May your day be filled with things to be thankful for.

Wanted Weeds

A baby lancewood! Isn’t it cute?

Over the weekend, I was weeding the native plantings at the front of the property and discovered a wee lancewood seedling. We’re quite fond of lancewood, and have planted several around the property, but none of ours have set seed yet—they’re all still in their stick-like juvenile form. So the volunteer came in from someone else’s property, no doubt dispersed by a bird.

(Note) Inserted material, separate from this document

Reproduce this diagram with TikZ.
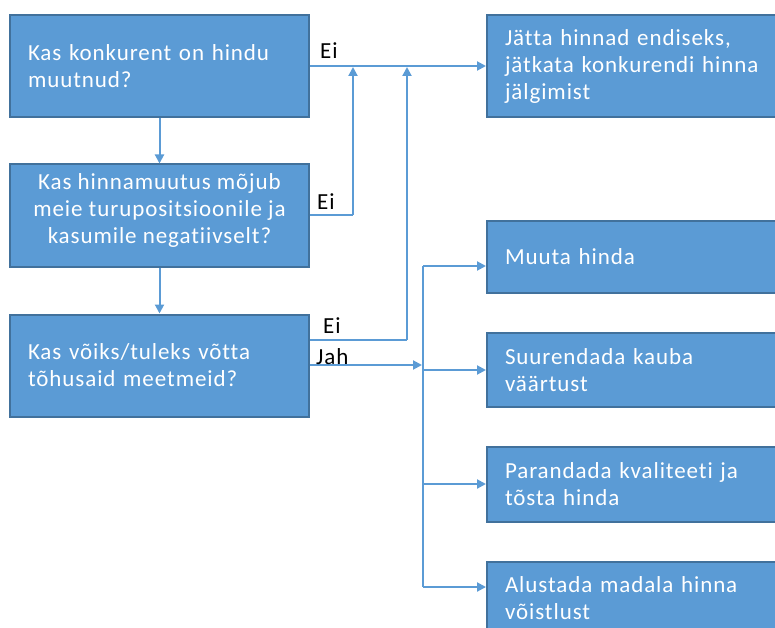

Normally, weeds are a source of dismay, but I was thrilled to find the little lancewood. I’ve been surprised at how many ‘volunteer’ plants we get at our new property—there’s more rainfall here than at the old place, and plants tend to establish on their own, without my help. It means the unwanted weeds grow better, too, but I’ve been thrilled by what has popped up.

Among the native weeds, we’ve got coprosma, akeake, poroporo, NZ iris, snow tussock and hebes. Some, of course, sprout where we don’t want them, and I have to weed out a fair few. But many get transplanted elsewhere or potted up and given away. I love the thought that our native plantings might one day be self-perpetuating.

Rampant fumitory, rampant along the garden fence.

Among the non-natives there are some welcome weeds, too. Pansies, flax, thyme, oregano, sage, cilantro, peas and fennel are all desirable—in the right place. 

I will also admit to appreciating the flowers of daisy, scarlet pimpernel, scrambling speedwell, and rampant fumitory wherever they grow, but only because these plants are a minor nuisance and easy to pull out. Other pretty weeds, like bindweed, yarrow and vetch are on my hit list, regardless of their flowers.

Then there’s stinging nettle. I hate nettles. But lush nettles are a good sign of fertile soil, so I admit I like to see them pop up and grow well, even if I do pull them out.

Is a plant a weed if I like it? Maybe not. But all these volunteer plants do make for extra work in the garden, whether I appreciate them or not.

The volunteer pansy brigade. Who can complain about that?